Touré Kunda a des projets variés, un nouvel album et peut-être une collaboration avec Lavilliers qui rêve de tourner et d’enregistrer avec nos frères sénégalais.
Trois mois plus tard et toujours dans BEST, je chroniquai le superbe LP « Amadou Tilo », le troisième 33 tours des Toure Kunda…
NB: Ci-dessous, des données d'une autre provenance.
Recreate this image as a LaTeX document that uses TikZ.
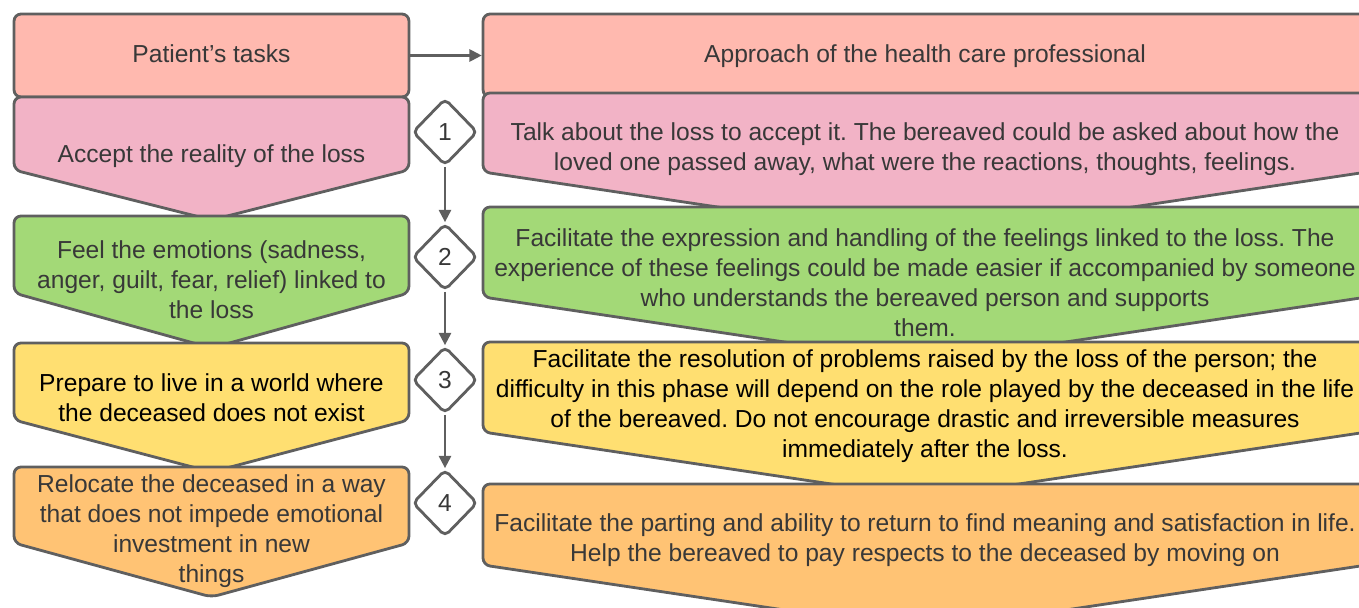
\documentclass[tikz,border=0pt]{standalone}
\usepackage{fontspec}
\setmainfont{Liberation Sans}
\usepackage{tikz}
\usetikzlibrary{shapes.geometric,arrows.meta,positioning}
\frenchspacing

\definecolor{linegray}{HTML}{5F5F5F}
\definecolor{txtgray}{HTML}{383838}
\definecolor{headred}{HTML}{FFB9AF}
\definecolor{rowpink}{HTML}{F2B3C6}
\definecolor{rowgreen}{HTML}{A3D977}
\definecolor{rowyellow}{HTML}{FFDF71}
\definecolor{roworange}{HTML}{FFC374}

% chevron box: x left, x right, y top, y corner, y tip, colour
\newcommand{\chevbox}[6]{%
  \draw[boxline,fill=#6] (#1,#3) -- (#2,#3) -- (#2,#4) -- ({(#1+#2)/2},#5) -- (#1,#4) -- cycle;}

\begin{document}
\begin{tikzpicture}[
  x=0.02cm, y=-0.02cm,
  boxline/.style={draw=linegray,line width=1.6pt,rounded corners=4pt,line join=round},
  txt/.style={text=txtgray,align=center,font=\fontsize{14}{17}\selectfont},
  head/.style={boxline,fill=headred,minimum height=1.66cm,txt,text height=1.05em,text depth=0.25em},
  num/.style={diamond,draw=linegray,line width=1.6pt,fill=white,rounded corners=3pt,
    minimum width=1.3cm,minimum height=1.34cm,inner sep=0pt,text=txtgray,
    font=\fontsize{14}{17}\selectfont},
  arr/.style={-{Triangle[length=7pt,width=7pt]},draw=linegray,line width=1.2pt}
  ]

  \path[use as bounding box,clip] (0,0) rectangle (1359,608);

  % headers
  \node[head,minimum width=7.9cm] (pt) at (211.5,55.5) {Patient's tasks};
  \node[head,minimum width=17.68cm] (ap) at (925,55.5) {Approach of the health care professional};
  \draw[arr] (pt.east) -- (pt.east -| ap.west);

  % patient's tasks
  \chevbox{14}{409}{97}{170}{220}{rowpink}
  \chevbox{14}{409}{216}{293}{348}{rowgreen}
  \chevbox{14}{409}{343}{420}{472}{rowyellow}
  \chevbox{14}{409}{467}{543}{597}{roworange}

  % approach of the professional
  \chevbox{483}{1367}{93}{172}{238}{rowpink}
  \chevbox{483}{1367}{207}{297}{363}{rowgreen}
  \chevbox{483}{1367}{342}{432}{498}{rowyellow}
  \chevbox{483}{1367}{484}{565}{631}{roworange}

  \node[txt] (t1) at (211.5,156) {Accept the reality of the loss};
  \node[txt] (t2) at (211.5,280) {Feel the emotions (sadness,\\anger, guilt, fear, relief) linked to\\the loss};
  \node[txt,text=black] (t3) at (211.5,398) {Prepare to live in a world where\\the deceased does not exist};
  \node[txt] (t4) at (211.5,531) {Relocate the deceased in a way\\that does not impede emotional\\investment in new\\things};

  \node[txt] (a1) at (925,149) {Talk about the loss to accept it. The bereaved could be asked about how the\\loved one passed away, what were the reactions, thoughts, feelings.};
  \node[txt] (a2) at (925,283) {Facilitate the expression and handling of the feelings linked to the loss. The\\experience of these feelings could be made easier if accompanied by someone\\who understands the bereaved person and supports\\them.};
  \node[txt,text=black] (a3) at (925,406) {Facilitate the resolution of problems raised by the loss of the person; the\\difficulty in this phase will depend on the role played by the deceased in the life\\of the bereaved. Do not encourage drastic and irreversible measures\\immediately after the loss.};
  \node[txt] (a4) at (925,540) {Facilitate the parting and ability to return to find meaning and satisfaction in life.\\Help the bereaved to pay respects to the deceased by moving on};

  % steps
  \node[num] (d1) at (445,132) {1};
  \node[num] (d2) at (445,257) {2};
  \node[num] (d3) at (445,380) {3};
  \node[num] (d4) at (445,503) {4};
  \draw[arr] (d1) -- (d2);
  \draw[arr] (d2) -- (d3);
  \draw[arr] (d3) -- (d4);

\end{tikzpicture}
\end{document}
Publié dans le numéro 180 de BEST
« Amadou Tilo » et j’entends danser les feuilles du Djamba Dong, la musique des frères Toure Kunda. Dédié a Amadou aujourd’hui disparu. « Amadou Tilo » (le soleil d’Amadou) est le plus somptueux mausaulée qu’on pouvait lui laisser. On y retrouve la chaleur, les pulsions de Toure Kunda. sans une trace de tristesse. D’ailleurs, lorsqu’il s’en est allé, n’avons-nous pas fait la fête avec Xalam. M’Bamina. Manu Dibango et tous les autres ? La musique est communication, une fréquence dont les gammes nous parviennent pour nous brûler le cœur ou l’expédier au congélateur. C’est vrai, ce Soleil d’Amadou brille très haut dans le ciel et ses rayons nous irradient d’une énergie totalement positive. Enregistré au Studio du Manoir, cet album est le plus abouti qu’ait jamais signé Tourè Kunda. Ecoutez seulement « Salya » et vous saurez pourquoi nous avons trouvé notre King Sunny Adè hexagonal. « Toure Kunda bal cantona » : Toure Kunda vous réchauffe le cœur, je peux en témoigner. S’il faut analyser, je dirais que les percus et la plainte du sax n’y sont pas étrangers, comme la voix des frérots Ismaël et Sixu. Toure Kunda déclenche une forte fièvre tropicale dont les seuls antibiotiques existants sont l’action, le mouvement, le rythme… et tout simplement la danse.